The Direct Invitation to Every Jewish Person

Every Jewish person who reads these words is invited in deep love to examine these evidences honestly. You are not being asked to abandon your heritage -- you are being asked to follow your heritage to its destination. The Tenakh points to Jesus Christ. The prophets wrote about Him. The sacrifices pictured Him. And He calls you today: "Come unto me, all ye that labour and are heavy laden, and I will give you rest." (Matthew 11:28). The salvation promised to your fathers is offered to you now personally and directly. Come to the Lord Jesus Christ -- Son of David, Son of Abraham, Messiah of Israel and Saviour of all nations. "Believe on the Lord Jesus Christ, and thou shalt be saved." (Acts 16:31). «Glory to God in our Lord Jesus Christ, for ever and ever and ever. Amen.»

Psalm 22 -- Written One Thousand Years Before the Crucifixion

Psalm 22 opens with the words Jesus cried from the cross: "My God, my God, why hast thou forsaken me?" (verse 1; Matthew 27:46). It continues with a description that precisely matches crucifixion -- a method of execution unknown in David's time: "They pierced my hands and my feet." (verse 16). "They part my garments among them, and cast lots upon my vesture." (verse 18). "I am poured out like water, and all my bones are out of joint: my heart is like wax; it is melted in the midst of my bowels." (verse 14) -- a description matching the physiological effects of crucifixion. These details were written a thousand years before the events they describe. The only explanation adequate to this precision is divine foreknowledge communicated through David.
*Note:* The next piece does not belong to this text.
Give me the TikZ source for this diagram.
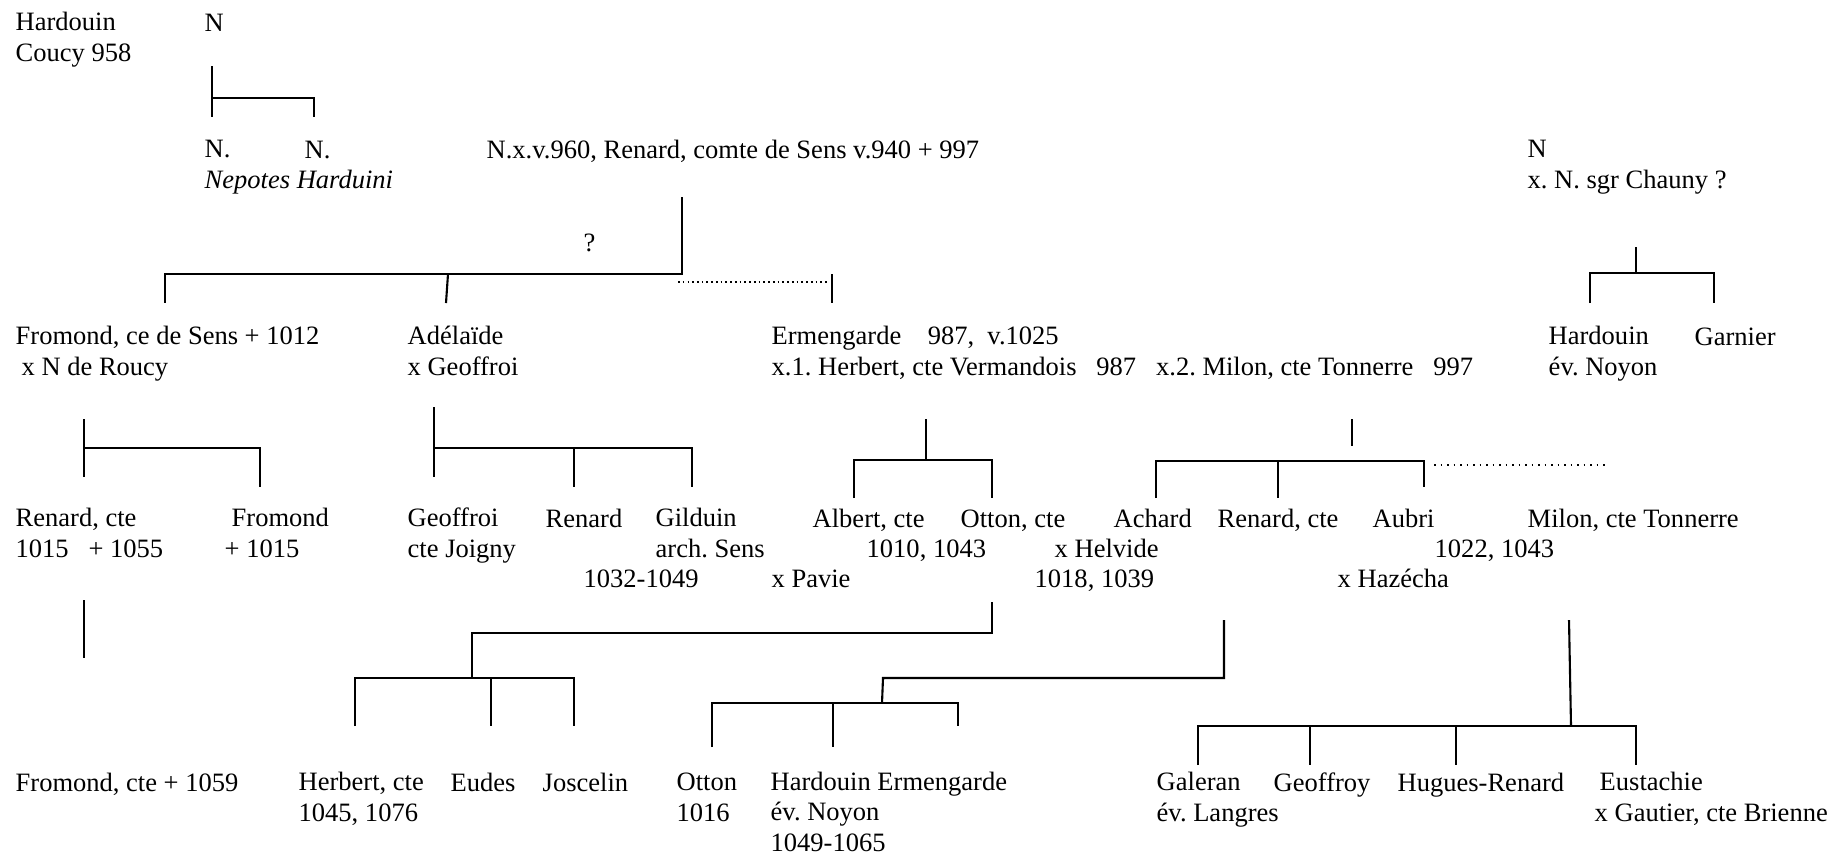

The Fulfilled Prophecies -- Statistical Impossibility of Chance

The probability that any one person could fulfil by chance the specific Messianic prophecies that Jesus fulfilled -- born in Bethlehem (Micah 5:2), of the tribe of Judah, of the line of David, entered Jerusalem on a donkey (Zechariah 9:9), betrayed for thirty pieces of silver (Zechariah 11:12), crucified (Psalm 22), not a bone broken (Psalm 34:20), buried with the rich (Isaiah 53:9) -- has been calculated at approximately one in ten to the seventeenth power. That is 1 followed by 17 zeros. The honest intellectual conclusion: this is not coincidence. This is the fulfilment of a plan designed by a God who knows the end from the beginning. And Jesus Christ is the person who fulfils it.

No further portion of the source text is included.